Among the entries below, which lines run from the line with "Rebuild this chart" through the line with "const current2 = [50, 50, 20, 0];"? Retype those, both ends included, exactly and without pictures.
─── Records to use
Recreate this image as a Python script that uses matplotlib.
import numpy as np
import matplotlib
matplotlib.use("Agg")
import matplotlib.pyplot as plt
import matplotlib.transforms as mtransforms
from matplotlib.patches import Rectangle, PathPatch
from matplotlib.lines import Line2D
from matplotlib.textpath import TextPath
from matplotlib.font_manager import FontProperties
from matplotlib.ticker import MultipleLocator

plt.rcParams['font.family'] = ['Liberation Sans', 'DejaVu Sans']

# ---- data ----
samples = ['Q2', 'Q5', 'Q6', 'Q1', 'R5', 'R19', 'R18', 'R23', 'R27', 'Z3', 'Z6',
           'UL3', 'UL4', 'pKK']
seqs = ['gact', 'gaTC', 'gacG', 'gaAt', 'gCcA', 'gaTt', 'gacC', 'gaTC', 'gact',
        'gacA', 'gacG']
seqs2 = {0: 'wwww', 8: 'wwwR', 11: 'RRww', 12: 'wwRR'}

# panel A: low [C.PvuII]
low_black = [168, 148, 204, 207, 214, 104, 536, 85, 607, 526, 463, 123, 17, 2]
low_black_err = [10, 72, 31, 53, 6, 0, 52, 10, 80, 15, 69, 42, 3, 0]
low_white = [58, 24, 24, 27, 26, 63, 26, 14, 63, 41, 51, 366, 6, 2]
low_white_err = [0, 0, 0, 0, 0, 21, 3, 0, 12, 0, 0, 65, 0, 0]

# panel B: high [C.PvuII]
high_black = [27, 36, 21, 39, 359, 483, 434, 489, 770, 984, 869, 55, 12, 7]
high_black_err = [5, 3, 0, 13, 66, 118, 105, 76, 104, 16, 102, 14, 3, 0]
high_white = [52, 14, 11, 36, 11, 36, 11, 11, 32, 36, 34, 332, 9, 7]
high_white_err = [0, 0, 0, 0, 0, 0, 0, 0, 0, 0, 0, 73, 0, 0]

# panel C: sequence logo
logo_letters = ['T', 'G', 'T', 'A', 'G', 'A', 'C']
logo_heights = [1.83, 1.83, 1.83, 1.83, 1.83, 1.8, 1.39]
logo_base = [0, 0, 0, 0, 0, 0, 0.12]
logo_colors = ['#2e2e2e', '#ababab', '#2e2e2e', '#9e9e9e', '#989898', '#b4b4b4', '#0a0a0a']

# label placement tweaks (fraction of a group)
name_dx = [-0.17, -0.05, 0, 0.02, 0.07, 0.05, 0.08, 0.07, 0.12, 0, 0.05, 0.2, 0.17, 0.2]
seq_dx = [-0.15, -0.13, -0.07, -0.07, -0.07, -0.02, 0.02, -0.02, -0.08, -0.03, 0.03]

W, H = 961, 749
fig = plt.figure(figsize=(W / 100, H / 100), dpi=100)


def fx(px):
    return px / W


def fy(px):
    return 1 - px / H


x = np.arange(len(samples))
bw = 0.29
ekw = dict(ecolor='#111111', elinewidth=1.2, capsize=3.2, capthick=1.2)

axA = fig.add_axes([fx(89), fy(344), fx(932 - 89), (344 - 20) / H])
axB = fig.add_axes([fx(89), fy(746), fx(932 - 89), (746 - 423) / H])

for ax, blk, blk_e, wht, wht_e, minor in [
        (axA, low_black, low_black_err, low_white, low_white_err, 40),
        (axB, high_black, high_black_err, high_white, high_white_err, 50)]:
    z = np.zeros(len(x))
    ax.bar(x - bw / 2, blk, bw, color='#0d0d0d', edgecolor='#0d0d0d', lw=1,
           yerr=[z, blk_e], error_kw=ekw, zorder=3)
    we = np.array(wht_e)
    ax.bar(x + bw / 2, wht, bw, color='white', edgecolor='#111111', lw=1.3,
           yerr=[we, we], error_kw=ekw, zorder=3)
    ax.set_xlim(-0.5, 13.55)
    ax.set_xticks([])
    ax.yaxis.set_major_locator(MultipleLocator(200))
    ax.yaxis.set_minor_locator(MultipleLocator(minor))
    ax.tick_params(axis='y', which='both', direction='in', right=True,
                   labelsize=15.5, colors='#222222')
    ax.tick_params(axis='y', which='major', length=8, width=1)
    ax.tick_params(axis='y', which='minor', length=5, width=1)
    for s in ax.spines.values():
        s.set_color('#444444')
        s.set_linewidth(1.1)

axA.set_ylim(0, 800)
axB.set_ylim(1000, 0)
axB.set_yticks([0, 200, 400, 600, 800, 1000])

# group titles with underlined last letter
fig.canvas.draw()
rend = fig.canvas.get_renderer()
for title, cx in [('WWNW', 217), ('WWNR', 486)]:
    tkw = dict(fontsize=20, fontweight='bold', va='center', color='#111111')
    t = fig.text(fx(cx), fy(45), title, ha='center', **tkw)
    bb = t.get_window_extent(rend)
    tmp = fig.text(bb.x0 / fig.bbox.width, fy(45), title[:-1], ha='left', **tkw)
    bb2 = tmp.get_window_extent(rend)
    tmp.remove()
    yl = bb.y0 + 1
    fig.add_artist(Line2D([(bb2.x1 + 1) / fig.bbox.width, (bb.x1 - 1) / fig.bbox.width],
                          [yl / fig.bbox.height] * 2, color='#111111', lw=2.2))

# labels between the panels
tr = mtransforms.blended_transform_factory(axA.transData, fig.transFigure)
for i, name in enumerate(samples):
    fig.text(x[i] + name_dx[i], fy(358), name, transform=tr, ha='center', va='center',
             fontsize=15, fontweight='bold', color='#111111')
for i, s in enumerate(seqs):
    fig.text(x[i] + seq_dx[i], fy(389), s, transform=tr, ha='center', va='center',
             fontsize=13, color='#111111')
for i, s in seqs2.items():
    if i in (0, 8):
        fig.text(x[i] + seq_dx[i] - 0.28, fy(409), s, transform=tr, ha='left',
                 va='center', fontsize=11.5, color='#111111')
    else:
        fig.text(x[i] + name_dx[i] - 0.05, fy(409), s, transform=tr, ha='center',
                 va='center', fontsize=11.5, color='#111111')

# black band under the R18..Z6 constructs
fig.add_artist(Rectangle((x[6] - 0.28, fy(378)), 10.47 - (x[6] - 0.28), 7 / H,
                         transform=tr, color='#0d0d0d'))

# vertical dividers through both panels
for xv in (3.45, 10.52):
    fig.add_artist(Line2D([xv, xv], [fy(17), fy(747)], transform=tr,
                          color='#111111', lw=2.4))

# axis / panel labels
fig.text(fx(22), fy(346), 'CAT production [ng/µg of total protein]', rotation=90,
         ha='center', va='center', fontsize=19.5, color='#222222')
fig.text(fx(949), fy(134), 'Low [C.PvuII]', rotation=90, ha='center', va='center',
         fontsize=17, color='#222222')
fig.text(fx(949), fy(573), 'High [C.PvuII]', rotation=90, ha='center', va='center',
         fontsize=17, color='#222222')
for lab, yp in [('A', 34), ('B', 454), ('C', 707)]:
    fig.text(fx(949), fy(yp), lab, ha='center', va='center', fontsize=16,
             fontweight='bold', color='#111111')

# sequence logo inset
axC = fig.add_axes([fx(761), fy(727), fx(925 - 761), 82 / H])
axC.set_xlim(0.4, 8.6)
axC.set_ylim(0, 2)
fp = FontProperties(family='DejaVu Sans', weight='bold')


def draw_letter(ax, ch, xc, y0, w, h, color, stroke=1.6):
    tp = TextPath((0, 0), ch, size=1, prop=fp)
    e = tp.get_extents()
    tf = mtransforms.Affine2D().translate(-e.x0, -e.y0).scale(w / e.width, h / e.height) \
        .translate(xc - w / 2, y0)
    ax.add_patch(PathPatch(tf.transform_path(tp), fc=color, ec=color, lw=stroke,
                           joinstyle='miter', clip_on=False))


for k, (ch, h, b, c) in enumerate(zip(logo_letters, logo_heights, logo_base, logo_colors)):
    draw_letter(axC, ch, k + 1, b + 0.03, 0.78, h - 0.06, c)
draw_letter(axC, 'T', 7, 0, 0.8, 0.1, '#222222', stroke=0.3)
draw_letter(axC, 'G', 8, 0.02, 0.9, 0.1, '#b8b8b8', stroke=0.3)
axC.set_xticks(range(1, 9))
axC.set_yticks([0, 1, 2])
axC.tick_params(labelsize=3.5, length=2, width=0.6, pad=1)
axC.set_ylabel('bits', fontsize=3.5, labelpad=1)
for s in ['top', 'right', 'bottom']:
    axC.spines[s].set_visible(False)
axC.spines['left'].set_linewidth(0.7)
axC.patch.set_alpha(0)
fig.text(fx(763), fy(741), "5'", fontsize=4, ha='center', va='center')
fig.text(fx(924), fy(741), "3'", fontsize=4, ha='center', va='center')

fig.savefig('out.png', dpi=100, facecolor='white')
──────
─── Records to use
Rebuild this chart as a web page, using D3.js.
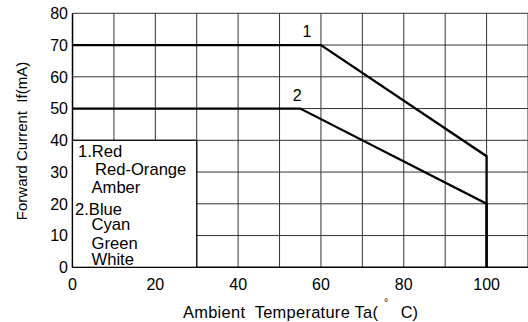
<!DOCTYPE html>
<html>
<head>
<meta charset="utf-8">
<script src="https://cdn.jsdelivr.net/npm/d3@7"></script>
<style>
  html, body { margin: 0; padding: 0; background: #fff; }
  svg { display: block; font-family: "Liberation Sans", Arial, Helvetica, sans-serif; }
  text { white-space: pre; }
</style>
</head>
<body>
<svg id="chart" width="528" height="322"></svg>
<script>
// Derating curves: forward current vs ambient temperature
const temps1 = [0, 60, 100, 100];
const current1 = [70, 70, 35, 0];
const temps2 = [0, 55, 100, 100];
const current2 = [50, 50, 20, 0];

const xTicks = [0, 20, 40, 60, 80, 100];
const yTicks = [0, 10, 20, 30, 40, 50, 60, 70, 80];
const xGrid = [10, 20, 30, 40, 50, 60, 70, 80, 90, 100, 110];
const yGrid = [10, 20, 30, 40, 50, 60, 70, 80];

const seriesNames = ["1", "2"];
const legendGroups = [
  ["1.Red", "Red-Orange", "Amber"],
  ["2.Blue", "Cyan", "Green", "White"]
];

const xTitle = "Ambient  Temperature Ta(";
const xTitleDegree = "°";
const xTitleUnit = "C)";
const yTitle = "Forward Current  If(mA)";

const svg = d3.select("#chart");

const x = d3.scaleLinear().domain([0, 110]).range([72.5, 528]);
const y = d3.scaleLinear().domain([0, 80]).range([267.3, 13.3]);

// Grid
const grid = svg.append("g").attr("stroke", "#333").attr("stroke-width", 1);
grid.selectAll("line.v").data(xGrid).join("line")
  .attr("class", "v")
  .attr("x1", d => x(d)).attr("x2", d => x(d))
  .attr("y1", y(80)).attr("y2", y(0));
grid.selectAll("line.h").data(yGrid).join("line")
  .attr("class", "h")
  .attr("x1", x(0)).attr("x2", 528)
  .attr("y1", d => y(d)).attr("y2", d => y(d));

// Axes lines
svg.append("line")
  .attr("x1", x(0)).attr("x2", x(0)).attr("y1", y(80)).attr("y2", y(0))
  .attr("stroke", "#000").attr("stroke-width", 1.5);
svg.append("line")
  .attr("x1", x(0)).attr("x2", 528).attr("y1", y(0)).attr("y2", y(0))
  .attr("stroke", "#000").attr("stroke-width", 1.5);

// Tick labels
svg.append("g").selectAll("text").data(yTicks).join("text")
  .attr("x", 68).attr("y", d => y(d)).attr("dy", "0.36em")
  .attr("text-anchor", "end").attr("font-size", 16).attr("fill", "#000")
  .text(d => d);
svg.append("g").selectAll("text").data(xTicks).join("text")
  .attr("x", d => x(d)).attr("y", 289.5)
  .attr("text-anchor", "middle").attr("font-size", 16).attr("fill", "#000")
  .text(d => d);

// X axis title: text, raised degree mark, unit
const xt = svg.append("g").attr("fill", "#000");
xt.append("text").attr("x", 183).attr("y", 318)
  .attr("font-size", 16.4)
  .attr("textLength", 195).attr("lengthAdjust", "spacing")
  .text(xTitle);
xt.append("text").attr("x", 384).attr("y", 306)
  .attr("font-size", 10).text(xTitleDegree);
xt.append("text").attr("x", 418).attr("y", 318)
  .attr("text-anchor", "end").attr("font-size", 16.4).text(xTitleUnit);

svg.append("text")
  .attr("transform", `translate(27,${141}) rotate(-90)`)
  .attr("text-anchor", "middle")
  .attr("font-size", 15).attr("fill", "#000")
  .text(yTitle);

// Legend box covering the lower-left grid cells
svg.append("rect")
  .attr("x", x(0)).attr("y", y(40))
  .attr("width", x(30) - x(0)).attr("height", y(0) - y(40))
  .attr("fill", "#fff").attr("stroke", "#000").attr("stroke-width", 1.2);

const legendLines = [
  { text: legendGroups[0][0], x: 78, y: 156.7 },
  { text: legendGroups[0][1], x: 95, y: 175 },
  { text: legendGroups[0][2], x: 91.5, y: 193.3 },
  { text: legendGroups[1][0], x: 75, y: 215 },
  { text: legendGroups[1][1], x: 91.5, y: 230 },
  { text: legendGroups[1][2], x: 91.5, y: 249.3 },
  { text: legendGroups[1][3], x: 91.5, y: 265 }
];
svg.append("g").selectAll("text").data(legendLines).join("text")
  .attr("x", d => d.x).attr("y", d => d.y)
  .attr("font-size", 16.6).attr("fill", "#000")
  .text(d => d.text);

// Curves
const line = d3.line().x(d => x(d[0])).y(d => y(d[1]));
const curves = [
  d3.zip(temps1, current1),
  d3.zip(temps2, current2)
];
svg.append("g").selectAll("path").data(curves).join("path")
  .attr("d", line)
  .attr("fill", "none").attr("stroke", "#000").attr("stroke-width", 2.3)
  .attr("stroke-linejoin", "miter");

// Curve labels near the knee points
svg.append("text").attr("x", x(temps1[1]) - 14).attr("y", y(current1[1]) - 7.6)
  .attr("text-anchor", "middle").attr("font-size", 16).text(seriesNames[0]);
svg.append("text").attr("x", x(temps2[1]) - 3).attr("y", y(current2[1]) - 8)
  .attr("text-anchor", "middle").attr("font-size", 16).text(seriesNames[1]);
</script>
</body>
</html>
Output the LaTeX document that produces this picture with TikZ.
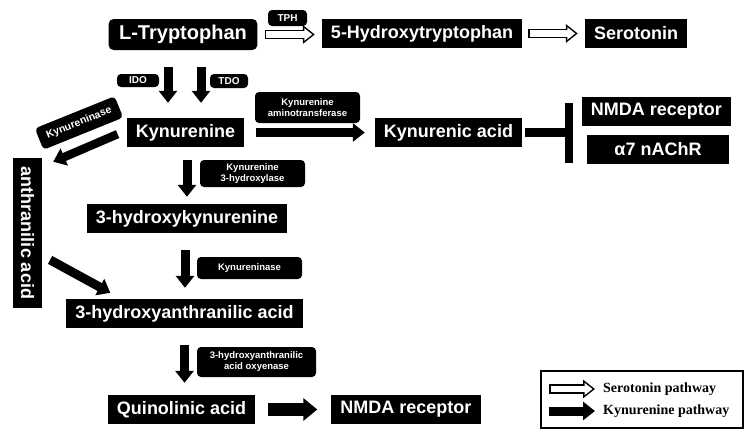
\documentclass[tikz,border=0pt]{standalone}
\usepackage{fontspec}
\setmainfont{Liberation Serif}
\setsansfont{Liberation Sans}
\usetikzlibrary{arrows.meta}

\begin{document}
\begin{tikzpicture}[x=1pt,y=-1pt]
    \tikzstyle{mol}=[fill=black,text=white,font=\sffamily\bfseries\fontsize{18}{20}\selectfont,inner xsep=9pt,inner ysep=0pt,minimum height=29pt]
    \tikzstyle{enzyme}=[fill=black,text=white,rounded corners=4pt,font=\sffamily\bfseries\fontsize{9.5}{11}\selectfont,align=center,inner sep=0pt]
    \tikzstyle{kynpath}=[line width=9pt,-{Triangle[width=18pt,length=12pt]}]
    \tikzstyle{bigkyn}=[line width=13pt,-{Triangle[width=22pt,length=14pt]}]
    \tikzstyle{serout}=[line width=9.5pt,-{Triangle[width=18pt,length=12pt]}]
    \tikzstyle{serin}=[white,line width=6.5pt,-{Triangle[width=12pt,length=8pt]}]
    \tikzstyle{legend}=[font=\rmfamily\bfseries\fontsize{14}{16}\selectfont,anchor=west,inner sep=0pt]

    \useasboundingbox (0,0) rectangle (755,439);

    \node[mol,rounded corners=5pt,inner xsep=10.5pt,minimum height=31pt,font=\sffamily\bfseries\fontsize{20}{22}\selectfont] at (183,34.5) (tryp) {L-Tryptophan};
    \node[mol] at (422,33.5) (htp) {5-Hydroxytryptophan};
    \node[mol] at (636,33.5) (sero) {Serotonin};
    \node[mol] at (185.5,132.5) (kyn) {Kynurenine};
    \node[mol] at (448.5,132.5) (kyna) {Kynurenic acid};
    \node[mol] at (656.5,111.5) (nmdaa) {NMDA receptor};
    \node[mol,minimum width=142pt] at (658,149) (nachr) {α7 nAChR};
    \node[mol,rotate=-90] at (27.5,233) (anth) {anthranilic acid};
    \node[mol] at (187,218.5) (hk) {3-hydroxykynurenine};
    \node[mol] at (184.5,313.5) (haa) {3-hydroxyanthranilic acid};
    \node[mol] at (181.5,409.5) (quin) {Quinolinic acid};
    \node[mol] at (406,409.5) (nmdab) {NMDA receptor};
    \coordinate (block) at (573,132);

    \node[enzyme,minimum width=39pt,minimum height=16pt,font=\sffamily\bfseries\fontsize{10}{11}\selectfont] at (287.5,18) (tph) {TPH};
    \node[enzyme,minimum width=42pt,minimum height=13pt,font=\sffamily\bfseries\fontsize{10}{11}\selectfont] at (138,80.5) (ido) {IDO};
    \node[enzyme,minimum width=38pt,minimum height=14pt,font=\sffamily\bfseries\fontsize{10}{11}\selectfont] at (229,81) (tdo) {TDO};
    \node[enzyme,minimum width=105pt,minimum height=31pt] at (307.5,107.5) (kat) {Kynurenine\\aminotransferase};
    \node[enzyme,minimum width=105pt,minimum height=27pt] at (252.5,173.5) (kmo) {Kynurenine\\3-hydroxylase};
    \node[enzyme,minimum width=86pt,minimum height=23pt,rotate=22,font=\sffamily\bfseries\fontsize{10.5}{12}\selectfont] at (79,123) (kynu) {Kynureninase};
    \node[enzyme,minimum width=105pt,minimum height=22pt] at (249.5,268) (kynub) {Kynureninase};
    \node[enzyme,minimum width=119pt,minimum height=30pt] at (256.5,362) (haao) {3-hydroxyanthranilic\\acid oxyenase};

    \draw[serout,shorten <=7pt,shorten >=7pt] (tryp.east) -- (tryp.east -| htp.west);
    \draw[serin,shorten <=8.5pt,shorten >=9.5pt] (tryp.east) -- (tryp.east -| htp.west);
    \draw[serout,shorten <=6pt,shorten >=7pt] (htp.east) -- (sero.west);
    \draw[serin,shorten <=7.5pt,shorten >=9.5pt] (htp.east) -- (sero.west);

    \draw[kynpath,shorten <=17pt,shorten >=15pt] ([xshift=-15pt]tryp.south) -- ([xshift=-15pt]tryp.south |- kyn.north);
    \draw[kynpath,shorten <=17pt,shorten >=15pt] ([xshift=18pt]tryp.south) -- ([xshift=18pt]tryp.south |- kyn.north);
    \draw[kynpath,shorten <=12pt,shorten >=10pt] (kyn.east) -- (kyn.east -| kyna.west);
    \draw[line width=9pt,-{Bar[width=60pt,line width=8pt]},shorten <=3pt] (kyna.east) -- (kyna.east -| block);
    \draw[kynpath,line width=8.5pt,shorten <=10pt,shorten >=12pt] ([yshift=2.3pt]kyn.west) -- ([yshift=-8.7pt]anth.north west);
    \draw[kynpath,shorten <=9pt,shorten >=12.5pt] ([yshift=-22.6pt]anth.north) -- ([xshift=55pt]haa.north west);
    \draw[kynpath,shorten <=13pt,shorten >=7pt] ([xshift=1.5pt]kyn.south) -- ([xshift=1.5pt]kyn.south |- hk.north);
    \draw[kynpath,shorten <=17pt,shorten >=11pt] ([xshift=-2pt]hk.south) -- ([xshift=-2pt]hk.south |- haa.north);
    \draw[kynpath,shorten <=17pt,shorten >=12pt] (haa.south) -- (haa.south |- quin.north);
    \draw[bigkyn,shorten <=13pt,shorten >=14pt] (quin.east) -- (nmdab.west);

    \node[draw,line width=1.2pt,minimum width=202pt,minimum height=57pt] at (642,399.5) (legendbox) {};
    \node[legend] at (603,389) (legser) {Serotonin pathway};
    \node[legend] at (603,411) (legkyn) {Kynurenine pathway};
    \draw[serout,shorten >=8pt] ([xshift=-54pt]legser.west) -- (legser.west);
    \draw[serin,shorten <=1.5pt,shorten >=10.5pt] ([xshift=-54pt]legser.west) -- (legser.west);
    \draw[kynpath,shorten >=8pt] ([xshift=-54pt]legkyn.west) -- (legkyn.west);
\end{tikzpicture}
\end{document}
──────
» **Expected answer**:
Rebuild this chart as a web page, using D3.js.
<!DOCTYPE html>
<html>
<head>
<meta charset="utf-8">
<script src="https://cdn.jsdelivr.net/npm/d3@7"></script>
<style>
  html, body { margin: 0; padding: 0; background: #fff; }
  svg { display: block; font-family: "Liberation Sans", Arial, Helvetica, sans-serif; }
  text { white-space: pre; }
</style>
</head>
<body>
<svg id="chart" width="528" height="322"></svg>
<script>
// Derating curves: forward current vs ambient temperature
const temps1 = [0, 60, 100, 100];
const current1 = [70, 70, 35, 0];
const temps2 = [0, 55, 100, 100];
const current2 = [50, 50, 20, 0];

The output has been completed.